In my opinion, the way fellowships are currently done has to change. Fellowships are the new norm in academia, yet these monstrous applications select only for those who can put in herculean amounts of effort above their regular research to apply for fellowships over and over and over. This is incredibly damaging to the morale and diversity of early career researchers. I’m not arguing that fellowship applications should be less rigorous, but I am arguing that fellowships need to move to a more streamlined application model, which is less wasteful of early career researchers’ time, effort, and morale.

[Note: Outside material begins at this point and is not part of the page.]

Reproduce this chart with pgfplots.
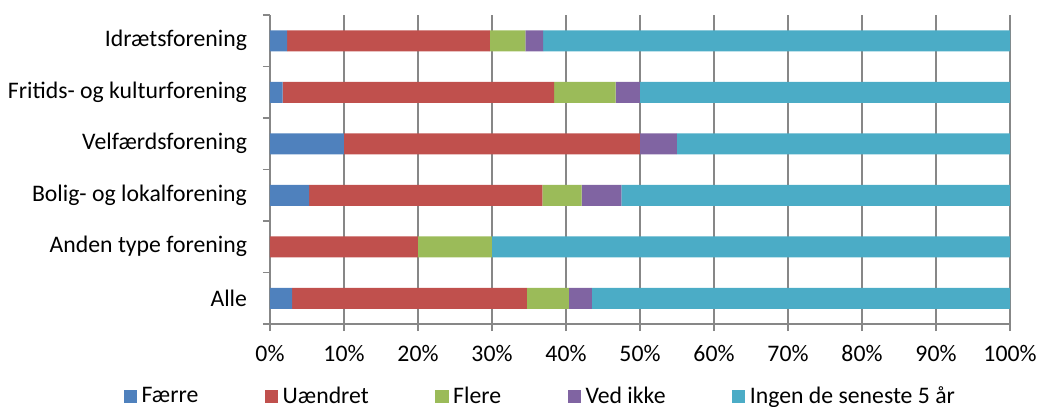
\documentclass[border=0pt]{standalone}
\usepackage{fontspec}
\setmainfont{Carlito}
\usepackage{pgfplots}
\usepackage{pgfplotstable}
\pgfplotsset{compat=1.18}

\definecolor{cFaerre}{HTML}{4F81BD}
\definecolor{cUaendret}{HTML}{C0504D}
\definecolor{cFlere}{HTML}{9BBB59}
\definecolor{cVed}{HTML}{8064A2}
\definecolor{cIngen}{HTML}{4BACC6}
\definecolor{gridgray}{HTML}{878787}

% y: 0 = Alle (bottom) ... 5 = Idraetsforening (top)
\pgfplotstableread{
y faerre uaendret flere ved ingen
0 3.0 31.7 5.7 3.1 56.5
1 0.0 20.0 10.0 0.0 70.0
2 5.3 31.5 5.3 5.4 52.5
3 10.0 40.0 0.0 5.0 45.0
4 1.7 36.7 8.3 3.3 50.0
5 2.3 27.4 4.8 2.4 63.1
}\data

\newcommand{\lbl}{\fontsize{17.8}{20}\selectfont}

\begin{document}
\begin{tikzpicture}
\path[use as bounding box] (-202.5pt,-62.25pt) rectangle (576.75pt,243pt);
\begin{axis}[
  scale only axis,
  width=555pt, height=231.75pt,
  xbar stacked,
  bar width=15.75pt,
  xmin=0, xmax=100,
  ymin=-0.5, ymax=5.5,
  axis x line*=bottom,
  axis y line*=left,
  axis line style={gridgray, line width=0.9pt},
  xtick={0,10,...,100},
  xticklabels={0\%,10\%,20\%,30\%,40\%,50\%,60\%,70\%,80\%,90\%,100\%},
  ytick={0,...,5},
  yticklabels={Alle,Anden type forening,Bolig- og lokalforening,Velfærdsforening,Fritids- og kulturforening,Idrætsforening},
  minor ytick={-0.5,0.5,...,5.5},
  tick align=outside,
  xmajorgrids,
  major grid style={gridgray, line width=0.9pt},
  major x tick style={gridgray, line width=0.9pt},
  minor y tick style={gridgray, line width=0.9pt},
  major y tick style={draw=none},
  major tick length=5.25pt,
  minor tick length=5.25pt,
  yticklabel style={font=\lbl, xshift=-8.5pt},
  xticklabel style={font=\lbl, yshift=-7pt},
  legend style={font=\lbl, draw=none, fill=none,
    at={(0.365,-0.2335)}, anchor=center,
    nodes={inner xsep=1pt},
    /tikz/every odd column/.append style={column sep=2.5pt},
    /tikz/every even column/.append style={column sep=49pt}},
  legend columns=5,
  legend cell align=left,
  legend image code/.code={\fill[#1] (0pt,-4.9pt) rectangle (9.8pt,4.9pt);},
  every axis plot/.append style={draw=none},
]
\addplot[fill=cFaerre] table[x=faerre, y=y] {\data};
\addplot[fill=cUaendret] table[x=uaendret, y=y] {\data};
\addplot[fill=cFlere] table[x=flere, y=y] {\data};
\addplot[fill=cVed] table[x=ved, y=y] {\data};
\addplot[fill=cIngen] table[x=ingen, y=y] {\data};
\legend{Færre,Uændret,Flere,Ved ikke,Ingen de seneste 5 år}
\end{axis}
\end{tikzpicture}
\end{document}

The most obvious thing I can think of is to use a multi-stage application system to reduce the ‘start-up’ time required to apply for a fellowship. After an initial round, the best applicants (say top 30%) can then be invited to invest a large amount of time into supplying all the rigorous material required for the full-blown application. That way, both funders and early career researchers save time, and crucially encourage early career researchers to stay on this electrified obstacle course that we call academia.
Currently, there are only a few fellowship schemes that follow a streamlined application model, notably The Royal Commission of 1851 Research Fellowships and Branco Weiss “Society in Science” Fellowships. Some fellowships are multi-stage applications with institutions acting as gate-keepers (e.g. MRC Skills Development Fellowships). This is a bit better, but could still have problems due to biases within each institution. Most other fellowship applications seem to be big bloated monsters that exist to consume the time and effort of early career researchers who have little to spare. This over-long application actively selects against early career researchers who need to maintain any sort of work life balance, and is probably a negative filter that discourages many young researchers from academic research.
I hope that funders and institutions can understand the challenges that early career researchers are up against, and I hope they can change things to address these fellowship fallacies.